In business intelligence, clustering is done to organize a large number of customers into similar groups where customers share strong similar characteristics.

Requirements

Scalability
Arbitrary shape of clusters
Ability to deal with different type of attributes

Types of Clustering

Firstly, we have Partitioning methods
Secondly, we have Hierarchical methods
Thirdly, density based methods
Grid methods

Firstly, in partitioning methods it finds mutually exclusive clusters of spherical shape. This is distance based. Moreover, in this type, we have further classification:

K-means
K-mediod

Also, this is effective for small to medium size data sets.

Secondly, in hierarchical methods, clustering is done in hierarchical decomposition i.e. in multiple levels. It allows to approaches:

Divisive Approach(Top down)
Agglomerative Approach ( Bottom up)

It may incorporate other techniques like micro clustering.

Thirdly, in density base methods, we can find arbitary shape of clusters and it may filter out outliers.

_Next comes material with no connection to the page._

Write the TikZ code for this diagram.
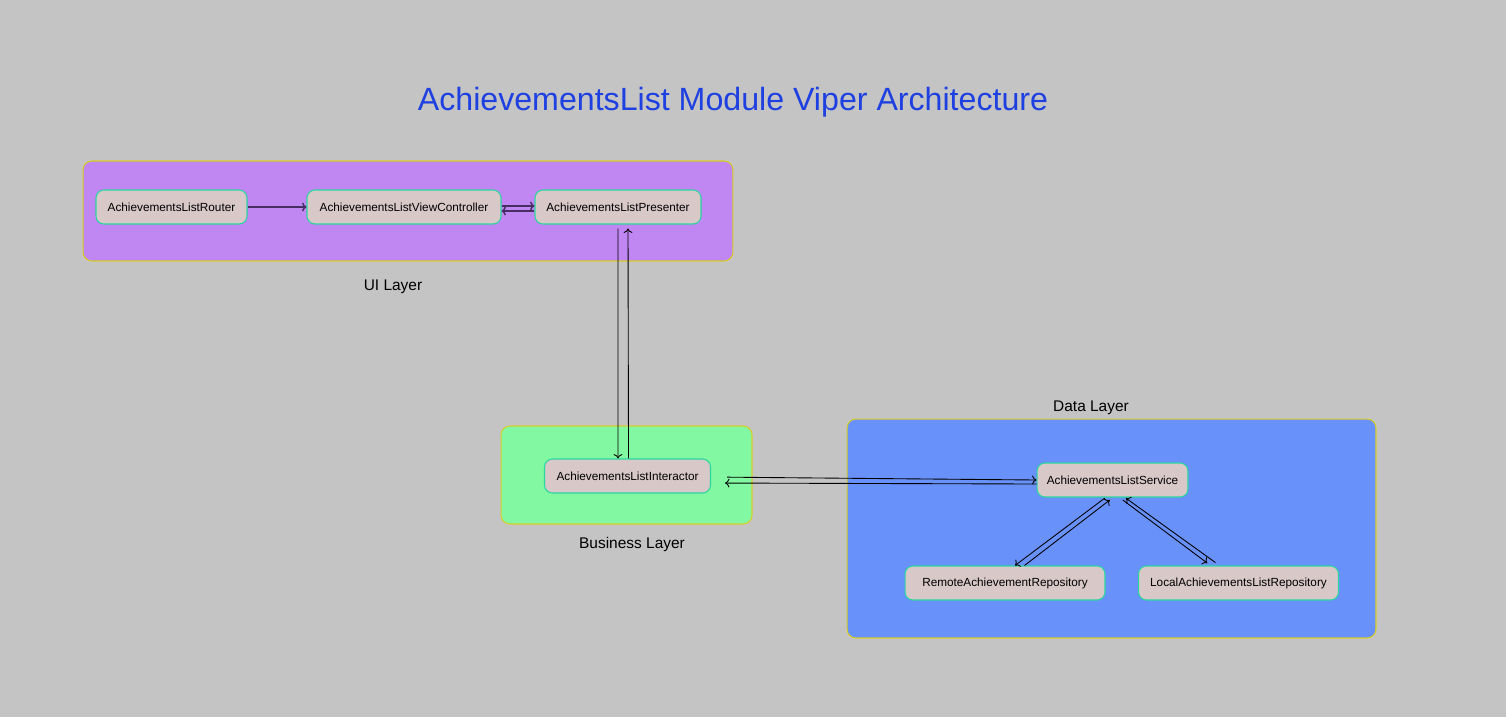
\documentclass[tikz,border=0pt]{standalone}
\usepackage{fontspec}
\setmainfont{Liberation Sans}
\usepackage{xcolor}
\usetikzlibrary{arrows.meta,positioning}

\definecolor{bgGray}{RGB}{196,196,196}
\definecolor{titleBlue}{RGB}{30,64,224}
\definecolor{uiFill}{RGB}{192,134,242}
\definecolor{bizFill}{RGB}{130,248,162}
\definecolor{dataFill}{RGB}{105,145,250}
\definecolor{layerEdge}{RGB}{215,205,40}
\definecolor{compFill}{RGB}{216,200,200}
\definecolor{compEdge}{RGB}{40,215,160}
\definecolor{uiLine}{RGB}{70,45,100}

\begin{document}
\begin{tikzpicture}[
    x=0.02cm, y=-0.02cm,
    layer/.style={draw=layerEdge, rounded corners=5pt, line width=0.6pt, inner sep=0pt},
    comp/.style={draw=compEdge, fill=compFill, rounded corners=4.5pt, minimum height=0.68cm, inner sep=0pt, font=\fontsize{6.7}{8}\selectfont, line width=0.6pt},
    caption/.style={font=\fontsize{8.8}{10}\selectfont},
    arrow/.style={-{To[length=2.5pt,width=5pt]}, line width=0.5pt}
]
    % Background
    \fill[bgGray] (0,0) rectangle (1506,717);
    \useasboundingbox (0,0) rectangle (1506,717);

    \node[font=\fontsize{18.3}{22}\selectfont, text=titleBlue] (title) at (733,102) {AchievementsList Module Viper Architecture};

    % Layers
    \node[layer, fill=uiFill, minimum width=13cm, minimum height=2cm] (uiLayer) at (408,211) {};
    \node[layer, fill=bizFill, minimum width=5.02cm, minimum height=1.96cm] (bizLayer) at (626.5,475) {};
    \node[layer, fill=dataFill, minimum width=10.58cm, minimum height=4.38cm] (dataLayer) at (1111.5,528.5) {};

    \node[caption] (uiLabel) at (393,287) {UI Layer};
    \node[caption] (bizLabel) at (632,544) {Business Layer};
    \node[caption] (dataLabel) at (1091,408) {Data Layer};

    % Components
    \node[comp, minimum width=3.02cm] (router) at (171.5,207) {AchievementsListRouter};
    \node[comp, minimum width=3.88cm] (viewCtrl) at (404,207) {AchievementsListViewController};
    \node[comp, minimum width=3.32cm] (presenter) at (618,207) {AchievementsListPresenter};
    \node[comp, minimum width=3.32cm] (interactor) at (627.5,476) {AchievementsListInteractor};
    \node[comp, minimum width=3.02cm] (service) at (1112.5,480) {AchievementsListService};
    \node[comp, minimum width=4cm] (remoteRepo) at (1005,583) {RemoteAchievementRepository};
    \node[comp, minimum width=4cm] (localRepo) at (1238.5,583) {LocalAchievementsListRepository};

    % UI layer arrows
    \draw[arrow, uiLine, line width=0.8pt] (router) -- (viewCtrl);
    \draw[arrow, uiLine, line width=0.8pt] ([yshift=0.02cm]viewCtrl.east) -- ([yshift=0.02cm]presenter.west);
    \draw[arrow, uiLine, line width=0.8pt] ([yshift=-0.08cm]presenter.west) -- ([yshift=-0.08cm]viewCtrl.east);

    % Presenter <-> Interactor
    \draw[arrow, shorten <=0.08cm] (presenter.south) -- ([xshift=-0.19cm]interactor.north);
    \draw[arrow, shorten >=0.08cm] ([xshift=0.02cm]interactor.north) -- ([xshift=0.2cm]presenter.south);

    % Interactor <-> Service
    \draw[arrow, shorten <=0.32cm] ([yshift=-0.02cm]interactor.east) -- (service.west);
    \draw[arrow, shorten >=0.28cm] ([yshift=-0.08cm]service.west) -- ([yshift=-0.14cm]interactor.east);

    % Service <-> Repositories
    \draw[arrow, shorten <=0.02cm] ([xshift=-0.14cm]service.south) -- ([xshift=0.2cm]remoteRepo.north);
    \draw[arrow, shorten >=0.08cm] ([xshift=0.39cm]remoteRepo.north) -- ([xshift=0.01cm]service.south);
    \draw[arrow, shorten <=0.08cm, shorten >=0.08cm] ([xshift=0.14cm]service.south) -- ([xshift=-0.56cm]localRepo.north);
    \draw[arrow, shorten <=0.1cm, shorten >=0.02cm] ([xshift=-0.38cm]localRepo.north) -- ([xshift=0.25cm]service.south);
\end{tikzpicture}
\end{document}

Lastly, in grid method, we use a multi resolution grid data structure and it has fast processing time.

Types of Classification

Decision Tree
K Nearest Neighbors
Naive Baiyes Classification
Logistic Regression

Firstly, decision tree forms a chart or a model in a systematic approach.

Secondly, KNN uses the training and testing data set to evaluate the problem and classifies it.

Thirdly, Logistic Regression uses descriptive variables.

Applications of Clustering

In market research and pattern recognition, we use clustering.
Moreover, in customer segmentation to find customer buying pattern.
For spam detection in emails.
For data analysis

Applications of Classification

Firstly, In speech recognition
Secondly, Handwriting recognition
Thirdly, Biometric identification
Lastly, Document classification

Classification	Clustering
Supervised learning method	Unsupervised learning method
More complex than clustering	Less complex than classification
For instance, logisitic regression, decision tress, naive bayes etc.	For instance, k means, Hierarchical clustering etc.

Summary

In conclusion, we have learnt that clustering is a type of unsupervised learning method which identifies similarity between objects. And groups them into clusters. Classification is a type of supervised learning method which uses predefine classes to assign objects with values.

Moreover, we have seen types of clustering techniques which are partitioning methods, hierarchical methods, density and grid based methods. Types of classification techniques are decision tree, naive bayes classification, k nearest neighbors and logistic regression.

We have also learnt about some major applications of classification and clustering.